**What you are asked to do:** Quote word for word the lines below, beginning with the first and ending with the one that has "(tfeatureb) at (99,543)". Drop the pictures.

┄┄┄┄┄┄

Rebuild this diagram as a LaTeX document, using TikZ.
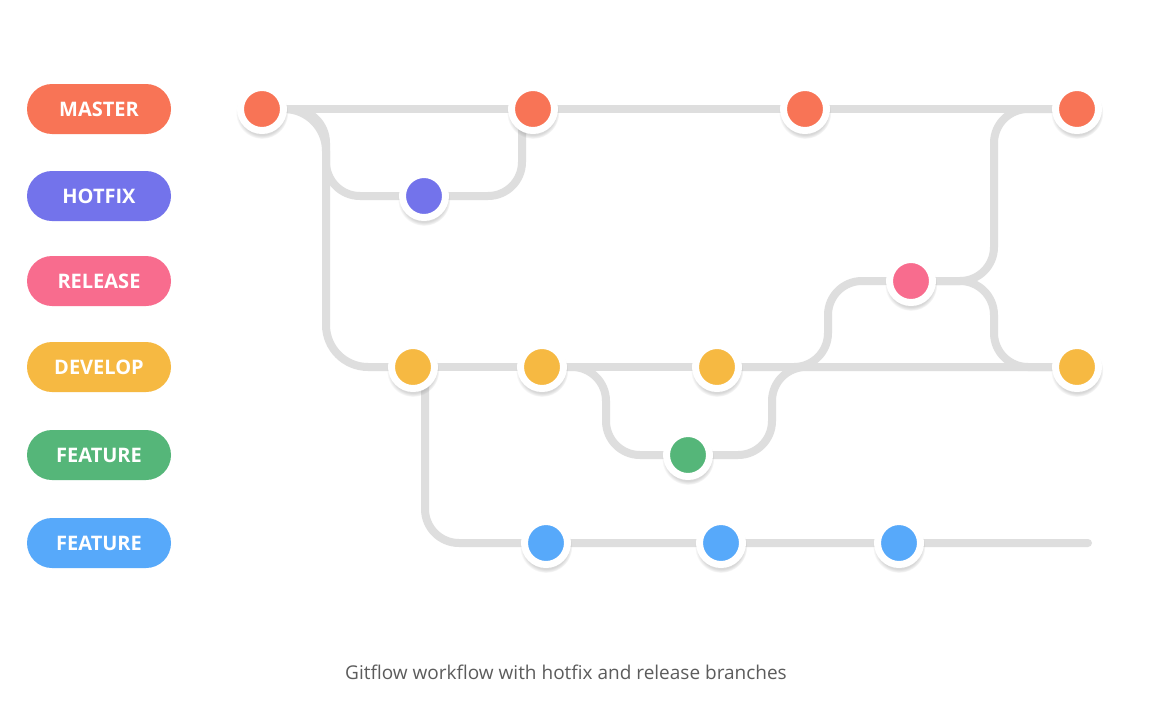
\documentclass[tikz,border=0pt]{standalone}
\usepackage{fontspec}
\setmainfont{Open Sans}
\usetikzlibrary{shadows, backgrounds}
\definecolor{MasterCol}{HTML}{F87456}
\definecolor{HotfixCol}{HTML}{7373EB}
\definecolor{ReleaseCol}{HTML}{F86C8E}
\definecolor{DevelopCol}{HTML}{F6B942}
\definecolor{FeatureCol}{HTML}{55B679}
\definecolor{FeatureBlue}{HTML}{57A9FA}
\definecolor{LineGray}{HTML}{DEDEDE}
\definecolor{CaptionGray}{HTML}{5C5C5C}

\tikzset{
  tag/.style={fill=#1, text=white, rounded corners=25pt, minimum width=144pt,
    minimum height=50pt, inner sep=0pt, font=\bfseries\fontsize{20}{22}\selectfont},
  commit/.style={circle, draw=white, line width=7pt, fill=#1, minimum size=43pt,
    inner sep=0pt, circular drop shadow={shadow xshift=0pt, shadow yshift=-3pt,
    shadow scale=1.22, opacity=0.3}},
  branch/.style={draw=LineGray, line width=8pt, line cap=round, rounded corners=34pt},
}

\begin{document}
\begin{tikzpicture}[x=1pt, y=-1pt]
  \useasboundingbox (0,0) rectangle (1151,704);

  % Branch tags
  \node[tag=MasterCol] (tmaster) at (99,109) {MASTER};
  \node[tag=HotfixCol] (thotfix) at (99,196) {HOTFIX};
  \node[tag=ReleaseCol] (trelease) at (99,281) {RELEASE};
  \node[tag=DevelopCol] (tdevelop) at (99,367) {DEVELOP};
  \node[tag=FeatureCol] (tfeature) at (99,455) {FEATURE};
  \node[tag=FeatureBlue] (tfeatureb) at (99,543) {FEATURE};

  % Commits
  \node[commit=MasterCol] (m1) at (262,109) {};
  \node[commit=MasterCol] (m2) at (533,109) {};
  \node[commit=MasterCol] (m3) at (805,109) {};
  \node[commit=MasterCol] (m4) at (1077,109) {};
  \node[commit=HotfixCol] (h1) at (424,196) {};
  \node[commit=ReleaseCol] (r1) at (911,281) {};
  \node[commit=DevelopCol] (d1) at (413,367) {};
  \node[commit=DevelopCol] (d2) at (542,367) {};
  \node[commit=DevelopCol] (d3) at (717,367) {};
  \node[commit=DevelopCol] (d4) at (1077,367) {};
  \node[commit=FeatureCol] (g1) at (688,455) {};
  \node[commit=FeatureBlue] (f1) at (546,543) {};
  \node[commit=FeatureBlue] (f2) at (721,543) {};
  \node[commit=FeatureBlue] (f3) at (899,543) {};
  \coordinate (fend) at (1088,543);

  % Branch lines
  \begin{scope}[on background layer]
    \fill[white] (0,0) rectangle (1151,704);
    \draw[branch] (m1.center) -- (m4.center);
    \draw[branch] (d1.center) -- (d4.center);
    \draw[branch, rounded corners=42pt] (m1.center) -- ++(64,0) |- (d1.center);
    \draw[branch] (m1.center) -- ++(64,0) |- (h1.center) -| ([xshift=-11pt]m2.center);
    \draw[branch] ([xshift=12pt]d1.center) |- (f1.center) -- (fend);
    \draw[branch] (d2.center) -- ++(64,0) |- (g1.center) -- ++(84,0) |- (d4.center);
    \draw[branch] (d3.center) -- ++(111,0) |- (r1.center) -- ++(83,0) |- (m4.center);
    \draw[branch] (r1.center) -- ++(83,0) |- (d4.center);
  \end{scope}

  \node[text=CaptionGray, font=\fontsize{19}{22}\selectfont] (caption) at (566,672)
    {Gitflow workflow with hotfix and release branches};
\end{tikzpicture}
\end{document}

┄┄┄┄┄┄

**Response to the task:**
Rebuild this diagram as a LaTeX document, using TikZ.
\documentclass[tikz,border=0pt]{standalone}
\usepackage{fontspec}
\setmainfont{Open Sans}
\usetikzlibrary{shadows, backgrounds}
\definecolor{MasterCol}{HTML}{F87456}
\definecolor{HotfixCol}{HTML}{7373EB}
\definecolor{ReleaseCol}{HTML}{F86C8E}
\definecolor{DevelopCol}{HTML}{F6B942}
\definecolor{FeatureCol}{HTML}{55B679}
\definecolor{FeatureBlue}{HTML}{57A9FA}
\definecolor{LineGray}{HTML}{DEDEDE}
\definecolor{CaptionGray}{HTML}{5C5C5C}

\tikzset{
  tag/.style={fill=#1, text=white, rounded corners=25pt, minimum width=144pt,
    minimum height=50pt, inner sep=0pt, font=\bfseries\fontsize{20}{22}\selectfont},
  commit/.style={circle, draw=white, line width=7pt, fill=#1, minimum size=43pt,
    inner sep=0pt, circular drop shadow={shadow xshift=0pt, shadow yshift=-3pt,
    shadow scale=1.22, opacity=0.3}},
  branch/.style={draw=LineGray, line width=8pt, line cap=round, rounded corners=34pt},
}

\begin{document}
\begin{tikzpicture}[x=1pt, y=-1pt]
  \useasboundingbox (0,0) rectangle (1151,704);

  % Branch tags
  \node[tag=MasterCol] (tmaster) at (99,109) {MASTER};
  \node[tag=HotfixCol] (thotfix) at (99,196) {HOTFIX};
  \node[tag=ReleaseCol] (trelease) at (99,281) {RELEASE};
  \node[tag=DevelopCol] (tdevelop) at (99,367) {DEVELOP};
  \node[tag=FeatureCol] (tfeature) at (99,455) {FEATURE};
  \node[tag=FeatureBlue] (tfeatureb) at (99,543) {FEATURE};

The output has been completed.